Вместо предусмотренной контрактом полной готовности корабля к плаванию 1 сентября 1907 г. испытания были завершены в марте 1908 г. Тогда же доставили из России команду. Подвиг пришлось совершить командиру и остававшемуся в роли старшего механика Н.Н. Щанкину и еще немногим офицерам, чтобы принять корабль в ведение штатной команды. Продолжавшая владеть флотом послецусимская смута обострила прием корабля в состав флота.
Ужасающий некомплект, вызванный потерями в войне и революции (едва ли не полный состав для команды броненосца был отправлен на каторгу и тюрьмы за восстания в Черном море и на Балтике) особенно больно отразился на “Адмирале Макарове”. Самые знающие специалисты были назначены на корабли совершавшего заграничное плавание гардемаринского отряда, а очередные выпускники кронштадтской машинной школы не удовлетворили потребностей флота.
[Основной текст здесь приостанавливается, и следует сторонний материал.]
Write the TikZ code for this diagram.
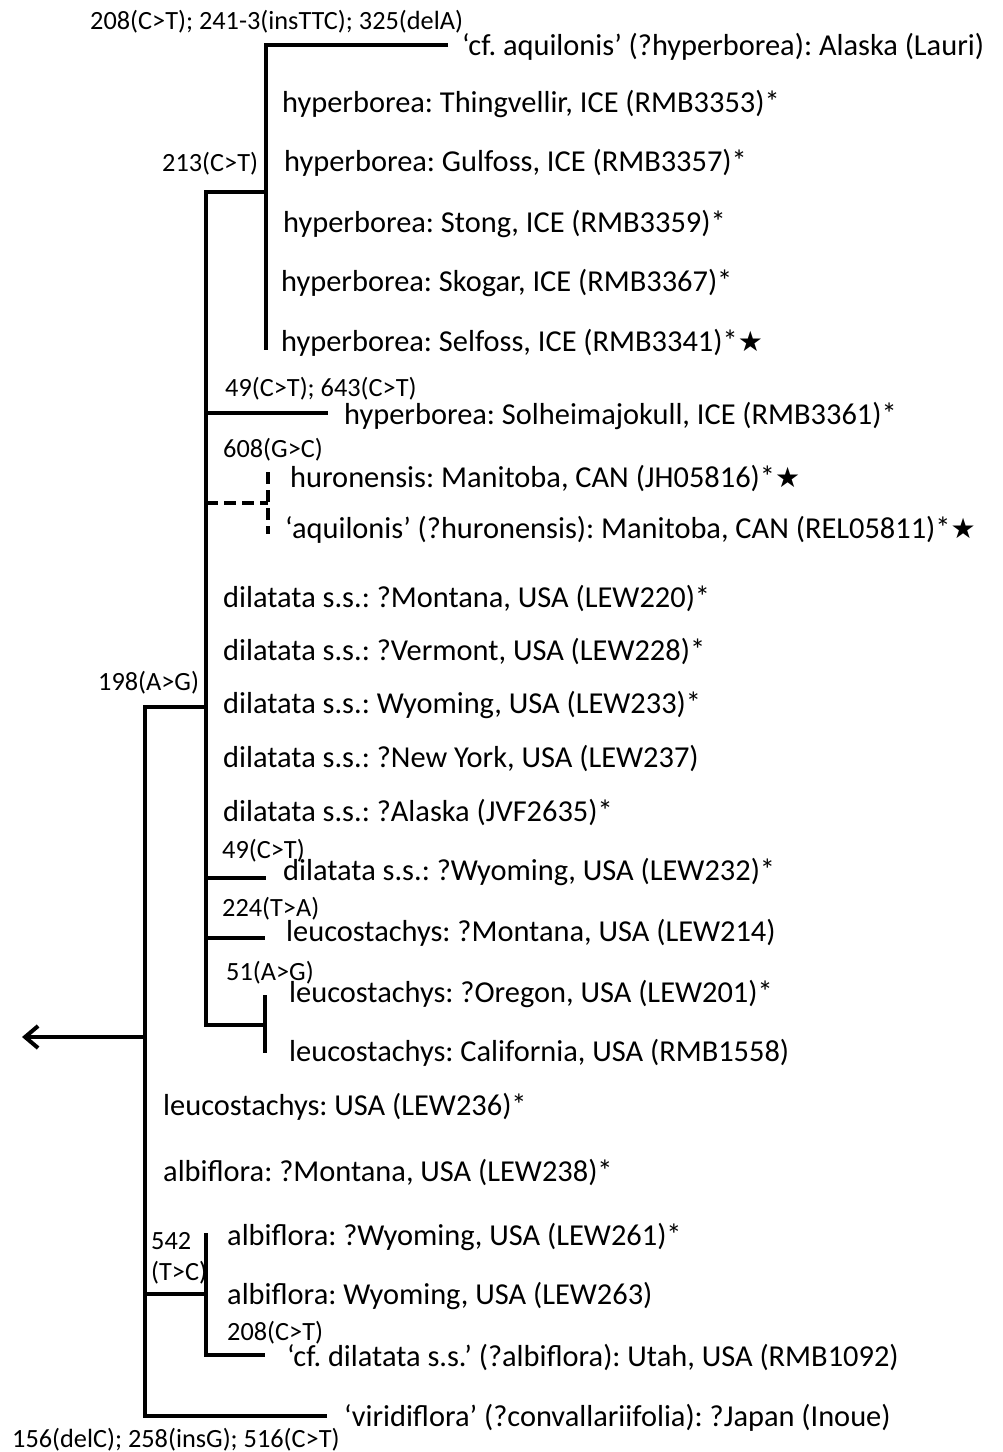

Дело было гораздо хуже, чем с преступно халатным комплектованием перед войной броненосца “Ослябя”, уже во время плавания в 1903 г. доведенного по состоянию котлов до аварийного состояния. Теперь “Адмирал Макаров” оказался на пике донельзя обострившейся проблемы некомплекта, от которого даже в 1910 г. страдали позднее вступившие в строй додредноуты (P.M. Мельников, “Линейный корабль “Андрей Первозванный”, С-Пб, 2003, с. 31–34).
Правда, флот имел немало отслуживших свое кораблей и продолжавших роскошествовать императорские яхты, отнимавшие на их содержание остро необходимых специалистов. Но яхты, как и ныне заполнившие Москву стаи чиновных “мерсов” с мигалками, оставались на священном положении. И бюрократия, не сильно напрягаясь, вместо штатных 500 человек прислала на “Адмирал Макаров” только 217.
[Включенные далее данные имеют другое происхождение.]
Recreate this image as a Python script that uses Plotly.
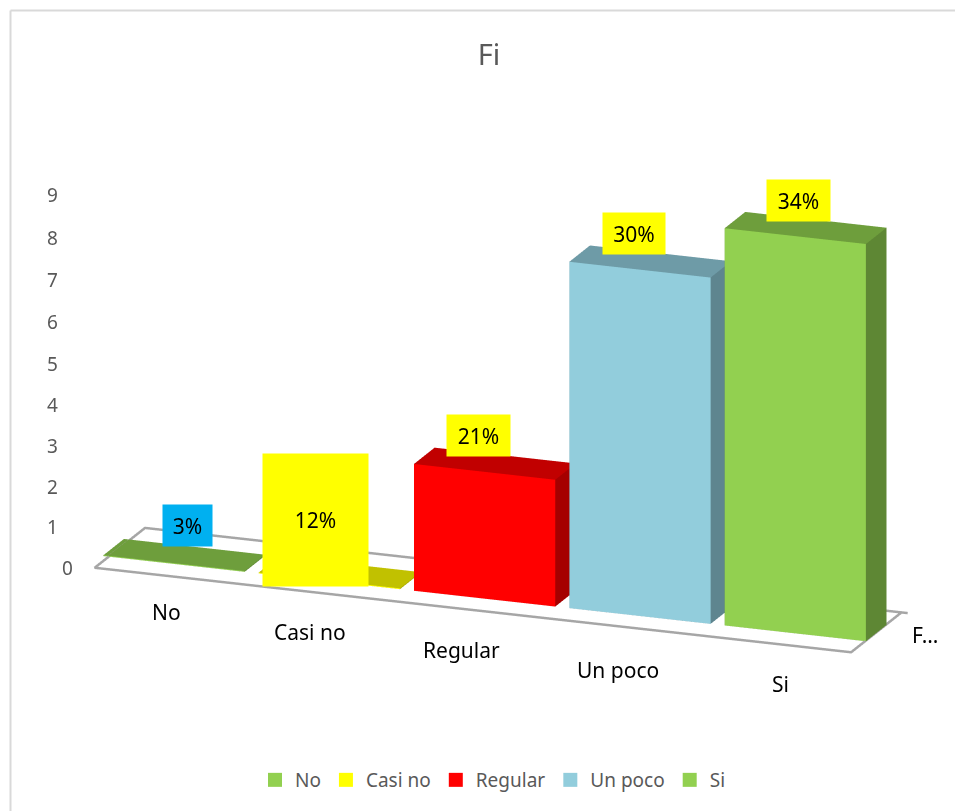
import numpy as np
import plotly.graph_objects as go

categories = ["No", "Casi no", "Regular", "Un poco", "Si"]
percent_labels = ["3%", "12%", "21%", "30%", "34%"]
values = [0.02, 0.02, 3.09, 8.44, 9.68]
z_ticks = [0, 1, 2, 3, 4, 5, 6, 7, 8, 9]
colors = ["#92D050", "#FFFF00", "#FF0000", "#92CDDC", "#92D050"]
label_bg = ["#00B0F0", "#FFFF00", "#FFFF00", "#FFFF00", "#FFFF00"]

W, H = 955, 811
# view of the 3D box (Excel-like oblique view)
THETA, PHI = 0.3594, 0.3019          # azimuth, elevation
PX_PER_UNIT = np.array([166.0, 159.5, 43.0])  # screen scale of one data unit along x, y, z
SHIFT = np.array([21.0, -2.47])      # wanted screen offset of the box centre
CAL_SCALE = 1.036
BAR_FRONT, BAR_BACK, GAP = 0.253, 0.6202, 0.0453
X_RANGE, Y_RANGE, Z_RANGE = [0, 5], [0, 1], [0, 10]

D = 2.5
S = (H/2)/(np.tan(np.pi/8)*D)*CAL_SCALE
dirv = np.array([np.sin(THETA)*np.cos(PHI), -np.cos(THETA)*np.cos(PHI), np.sin(PHI)])
r_ = np.array([np.cos(THETA), np.sin(THETA), 0.0])
u_ = np.cross(r_, -dirv)
aspect = PX_PER_UNIT*np.array([5, 1, 10])/S
cen = -(SHIFT[0]*r_ - SHIFT[1]*u_)/S
cen = cen + np.array([0, 0, (4.5-5.0)*PX_PER_UNIT[2]/S])
eye = cen + D*dirv

def screen(x, y, z):
    q = (np.array([x, y, z], float) - np.array([2.5, 0.5, 4.5]))*PX_PER_UNIT
    return np.array([W/2 + SHIFT[0] + q@r_, H/2 + SHIFT[1] - q@u_])

def shade(h, k):
    return "#%02X%02X%02X" % tuple(int(int(h[i:i+2], 16)*k) for i in (1, 3, 5))

fig = go.Figure()
for i, (v, col) in enumerate(zip(values, colors)):
    x0, x1 = i+GAP, i+1-GAP
    yf, yb = BAR_FRONT, BAR_BACK
    X = [x0, x1, x1, x0, x0, x1, x1, x0]
    Y = [yf, yf, yb, yb, yf, yf, yb, yb]
    Z = [0, 0, 0, 0, v, v, v, v]
    I = [0, 0, 4, 4, 1, 1, 0, 0, 3, 3, 0, 0]
    J = [1, 2, 5, 6, 2, 6, 1, 5, 2, 6, 3, 7]
    K = [2, 3, 6, 7, 6, 5, 5, 4, 6, 7, 7, 4]
    top, side = shade(col, .76), shade(col, .65)
    fc = [side]*2+[top]*2+[side]*2+[col]*2+[side]*4
    fig.add_trace(go.Mesh3d(x=X, y=Y, z=Z, i=I, j=J, k=K, facecolor=fc, flatshading=True, name=categories[i],
        lighting=dict(ambient=1, diffuse=0, specular=0, fresnel=0, roughness=1), showscale=False, hoverinfo="skip", showlegend=False))
    fig.add_trace(go.Scatter3d(x=[None], y=[None], z=[None], mode="markers", name=categories[i],
        marker=dict(symbol="square", size=14, color=col), showlegend=True))

# floor outline with the small tick at the back right corner
floor_x = [4.95, 0.08, 0.08, 4.95, 4.95, 4.99]
floor_y = [0.9, 0.9, 0.002, 0.002, 0.9, 0.9]
fig.add_trace(go.Scatter3d(x=floor_x, y=floor_y, z=[0.001]*6, mode="lines",
    line=dict(color="#A6A6A6", width=5), showlegend=False, hoverinfo="skip"))

ann = []
def place(x, y, z, tx, ty, text, **kw):
    p = screen(x, y, z)
    ann.append(dict(x=x, y=y, z=z, text=text, showarrow=False, xanchor="center", yanchor="middle",
                    xshift=float(tx-p[0]), yshift=float(p[1]-ty), **kw))

FONT = "Noto Sans"
tick_y = [568, 527, 487, 446, 405, 364, 322, 280, 238, 195]
for t, ty in zip(z_ticks, tick_y):
    place(0, 0, t, 52 if t else 67, ty, str(t), font=dict(family=FONT, size=19, color="#595959"))

cat_xy = [(166, 612), (310, 632), (461, 650), (618, 670), (781, 684)]
for i, (c, (tx, ty)) in enumerate(zip(categories, cat_xy)):
    place(i+.5, 0, 0, tx, ty, c, font=dict(family=FONT, size=21, color="#000000"))
place(5, .5, 0, 925, 635, "F…", font=dict(family=FONT, size=21, color="#000000"))

box_xywh = [(187.5, 525.5, 49, 41), (315.5, 520, 105, 132), (478.5, 435.5, 63, 41), (634, 233.5, 62, 41), (798.5, 200.5, 63, 41)]
for i, (t, bg, (tx, ty, bw, bh)) in enumerate(zip(percent_labels, label_bg, box_xywh)):
    place(i+.5, BAR_FRONT, values[i], tx, ty, t, bgcolor=bg, width=bw, height=bh, borderpad=0,
          font=dict(family=FONT, size=21, color="#000000"), valign="middle", align="center")

fig.update_layout(
    width=W, height=H, margin=dict(l=0, r=0, t=0, b=0), paper_bgcolor="white",
    title=dict(text="Fi", x=489/W, y=1-55/H, xanchor="center", yanchor="middle", font=dict(family=FONT, size=29, color="#595959")),
    legend=dict(orientation="h", x=493/W, y=1-780/H, xanchor="center", yanchor="middle", font=dict(family=FONT, size=19, color="#595959"), itemwidth=30, itemsizing="trace"),
    scene=dict(domain=dict(x=[0, 1], y=[0, 1]), aspectmode="manual",
        aspectratio=dict(x=aspect[0], y=aspect[1], z=aspect[2]),
        camera=dict(eye=dict(x=eye[0], y=eye[1], z=eye[2]), center=dict(x=cen[0], y=cen[1], z=cen[2]),
                    up=dict(x=0, y=0, z=1), projection=dict(type="orthographic")),
        xaxis=dict(range=X_RANGE, visible=False), yaxis=dict(range=Y_RANGE, visible=False), zaxis=dict(range=Z_RANGE, visible=False),
        annotations=ann),
    shapes=[dict(type="line", xref="paper", yref="paper", x0=10.5/W, x1=1, y0=1-10.5/H, y1=1-10.5/H, line=dict(color="#D9D9D9", width=2)),
            dict(type="line", xref="paper", yref="paper", x0=10.5/W, x1=10.5/W, y0=0, y1=1-10.5/H, line=dict(color="#D9D9D9", width=2))],
)
fig.write_html("out.html", config=dict(displayModeBar=False),
               post_script="document.body.style.margin='0';document.documentElement.style.overflow='hidden';")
27 марта 1908 г. командир Пономарев из Ла-Сейн рапортовал начальнику ГМШ: “Вследствие телеграммы Вашего превосходительства (очевидно, торопившей с выходом в Россию — P.M.) доношу, что из приемной машинной команды все почти новобранцы, ни одного из них не было в плавании, они не окончили полного курса в школе, а прослушали только лишь часть курса”. Идти с таким составом прямо в Россию командир считал большим риском.
И тем не менее с таким именно составом команды, едва ли имевшей право так называться, “перестроечный” министр А.А. Бирилев приказывал командиру (еще в 1907 г.) без промедления следовать в Кронштадт. Чтобы хоть как-то уйти от риска крушения собственной карьеры, командир взял на себя смелость испросить и получил разрешение товарища морского министра перед окончательным уходом в Россию совершить три практических плавания, по три дия каждое. Подняв флаг, как планировалось, 15 апреля, командир рассчитывал до 1 мая завершить эти плавания, а последующие 15 дней затратить на переход в Либаву с заходом в порт Виго. “Все усилия будут приложены, чтобы крейсер находился в заграничном плавании лишь один месяц”,'- писал командир Пономарев.
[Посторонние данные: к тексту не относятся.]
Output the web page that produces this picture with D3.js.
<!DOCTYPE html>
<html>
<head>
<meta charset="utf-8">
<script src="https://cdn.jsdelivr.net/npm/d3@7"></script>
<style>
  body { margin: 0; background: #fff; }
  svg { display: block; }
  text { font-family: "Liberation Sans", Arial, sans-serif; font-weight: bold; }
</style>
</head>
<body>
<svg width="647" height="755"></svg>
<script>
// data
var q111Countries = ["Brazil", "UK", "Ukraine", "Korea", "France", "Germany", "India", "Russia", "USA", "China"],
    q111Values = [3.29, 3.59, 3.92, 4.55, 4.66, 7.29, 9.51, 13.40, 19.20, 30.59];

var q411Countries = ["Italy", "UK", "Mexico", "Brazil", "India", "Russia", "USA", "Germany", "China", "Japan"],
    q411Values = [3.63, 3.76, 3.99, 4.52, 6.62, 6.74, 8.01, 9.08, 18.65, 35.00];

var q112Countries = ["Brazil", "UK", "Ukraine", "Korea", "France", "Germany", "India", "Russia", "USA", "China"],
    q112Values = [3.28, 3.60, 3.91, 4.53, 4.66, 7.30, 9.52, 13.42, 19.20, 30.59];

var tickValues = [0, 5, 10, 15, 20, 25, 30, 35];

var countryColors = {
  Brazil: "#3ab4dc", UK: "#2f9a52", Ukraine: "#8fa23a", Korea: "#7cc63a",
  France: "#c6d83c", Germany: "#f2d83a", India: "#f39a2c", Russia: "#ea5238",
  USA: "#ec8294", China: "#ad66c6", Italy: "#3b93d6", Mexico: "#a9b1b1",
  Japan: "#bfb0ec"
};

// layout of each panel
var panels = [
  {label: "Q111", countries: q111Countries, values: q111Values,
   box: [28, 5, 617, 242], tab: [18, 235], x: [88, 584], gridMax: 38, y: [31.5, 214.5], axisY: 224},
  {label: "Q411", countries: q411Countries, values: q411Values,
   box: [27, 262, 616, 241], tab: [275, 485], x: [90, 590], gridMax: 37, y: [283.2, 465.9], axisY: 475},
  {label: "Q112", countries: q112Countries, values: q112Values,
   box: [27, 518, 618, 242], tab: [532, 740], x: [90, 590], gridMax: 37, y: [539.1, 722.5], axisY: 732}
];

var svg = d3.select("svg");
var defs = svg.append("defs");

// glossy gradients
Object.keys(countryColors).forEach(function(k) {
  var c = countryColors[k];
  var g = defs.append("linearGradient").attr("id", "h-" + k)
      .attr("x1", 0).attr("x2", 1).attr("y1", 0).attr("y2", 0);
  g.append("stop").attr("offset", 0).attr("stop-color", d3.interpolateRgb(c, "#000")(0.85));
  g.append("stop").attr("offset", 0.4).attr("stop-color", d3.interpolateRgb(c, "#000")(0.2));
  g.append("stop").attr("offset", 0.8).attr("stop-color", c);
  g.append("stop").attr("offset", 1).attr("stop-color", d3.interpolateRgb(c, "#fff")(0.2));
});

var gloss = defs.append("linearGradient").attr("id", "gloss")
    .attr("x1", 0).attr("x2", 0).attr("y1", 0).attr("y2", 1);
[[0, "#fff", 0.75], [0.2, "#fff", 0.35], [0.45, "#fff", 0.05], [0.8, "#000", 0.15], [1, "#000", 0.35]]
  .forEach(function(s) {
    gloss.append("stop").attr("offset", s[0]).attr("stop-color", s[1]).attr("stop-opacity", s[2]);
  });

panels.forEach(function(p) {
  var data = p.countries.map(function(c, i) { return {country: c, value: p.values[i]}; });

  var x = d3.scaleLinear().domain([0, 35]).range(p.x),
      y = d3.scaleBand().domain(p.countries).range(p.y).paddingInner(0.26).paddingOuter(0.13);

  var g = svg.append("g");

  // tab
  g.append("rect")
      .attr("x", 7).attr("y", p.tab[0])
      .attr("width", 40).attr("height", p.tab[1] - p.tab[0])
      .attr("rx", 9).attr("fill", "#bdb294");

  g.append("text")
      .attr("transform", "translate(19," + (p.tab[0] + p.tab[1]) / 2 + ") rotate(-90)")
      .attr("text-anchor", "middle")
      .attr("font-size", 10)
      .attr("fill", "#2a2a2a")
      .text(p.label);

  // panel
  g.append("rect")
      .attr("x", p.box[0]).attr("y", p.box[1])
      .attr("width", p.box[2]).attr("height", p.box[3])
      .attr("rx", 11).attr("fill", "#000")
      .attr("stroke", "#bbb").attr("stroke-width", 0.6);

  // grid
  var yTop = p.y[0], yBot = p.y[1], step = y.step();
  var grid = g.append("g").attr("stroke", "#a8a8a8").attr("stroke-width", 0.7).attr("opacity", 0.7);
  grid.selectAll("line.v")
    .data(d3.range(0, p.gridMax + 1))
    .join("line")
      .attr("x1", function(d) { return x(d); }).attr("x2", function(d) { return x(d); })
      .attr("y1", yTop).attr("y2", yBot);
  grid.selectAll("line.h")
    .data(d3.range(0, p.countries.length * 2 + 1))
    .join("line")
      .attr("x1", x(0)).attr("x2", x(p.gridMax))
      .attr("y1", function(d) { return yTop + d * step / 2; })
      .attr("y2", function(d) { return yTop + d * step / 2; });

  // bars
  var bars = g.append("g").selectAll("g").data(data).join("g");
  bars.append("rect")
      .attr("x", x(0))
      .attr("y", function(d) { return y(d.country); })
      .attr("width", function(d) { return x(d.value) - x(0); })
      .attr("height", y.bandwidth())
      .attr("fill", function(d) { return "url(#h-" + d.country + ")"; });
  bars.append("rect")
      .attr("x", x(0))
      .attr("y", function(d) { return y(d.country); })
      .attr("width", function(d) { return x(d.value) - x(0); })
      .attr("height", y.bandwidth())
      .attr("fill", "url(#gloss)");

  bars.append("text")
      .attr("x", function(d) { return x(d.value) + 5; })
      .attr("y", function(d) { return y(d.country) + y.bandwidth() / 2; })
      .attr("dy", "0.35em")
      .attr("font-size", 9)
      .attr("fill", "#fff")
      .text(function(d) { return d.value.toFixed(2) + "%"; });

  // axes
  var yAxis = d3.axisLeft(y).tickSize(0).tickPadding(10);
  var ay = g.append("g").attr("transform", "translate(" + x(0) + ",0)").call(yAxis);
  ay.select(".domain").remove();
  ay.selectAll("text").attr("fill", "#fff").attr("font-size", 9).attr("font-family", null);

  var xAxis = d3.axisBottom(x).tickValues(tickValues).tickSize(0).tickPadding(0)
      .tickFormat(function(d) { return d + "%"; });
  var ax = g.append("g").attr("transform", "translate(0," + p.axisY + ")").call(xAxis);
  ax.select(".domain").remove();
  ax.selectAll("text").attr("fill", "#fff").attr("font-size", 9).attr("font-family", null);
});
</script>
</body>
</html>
Действительно, флаг и вымпел корабль поднял 15 апреля. Среди гостей присутствовал бывший министр А.А. Бирилев. В церемонии подъема флага и освящении корабельной церкви готовилась участвовать ставшая неформальным шефом крейсера великая княгиня Анастасия Михайловна. Но ей, по-видимому, не успели дать знать или она сама не справилась с приготовлениями — в рапорте командира о церемонии она не упоминалась.
16 апреля в Тулоне вошли в сухой док. Выход в пробное плавание на семь дней задержался неожиданно обнаружившейся неисправностью рулевого устройства. Его “тележечная” схема, почему-то избранная вместо уже давно известных винтовых приводов Дэвиса, и в дальнейшем обещала проявить себя. Только 14 мая корабль, как доносил командир, покинул Тулон и, зайдя по пути лишь в Виго, 4 июня прибыл в Порт императора Александра III”. Отсюда, приготовившись к начальственным смотрам, проследовал в Кронштадт.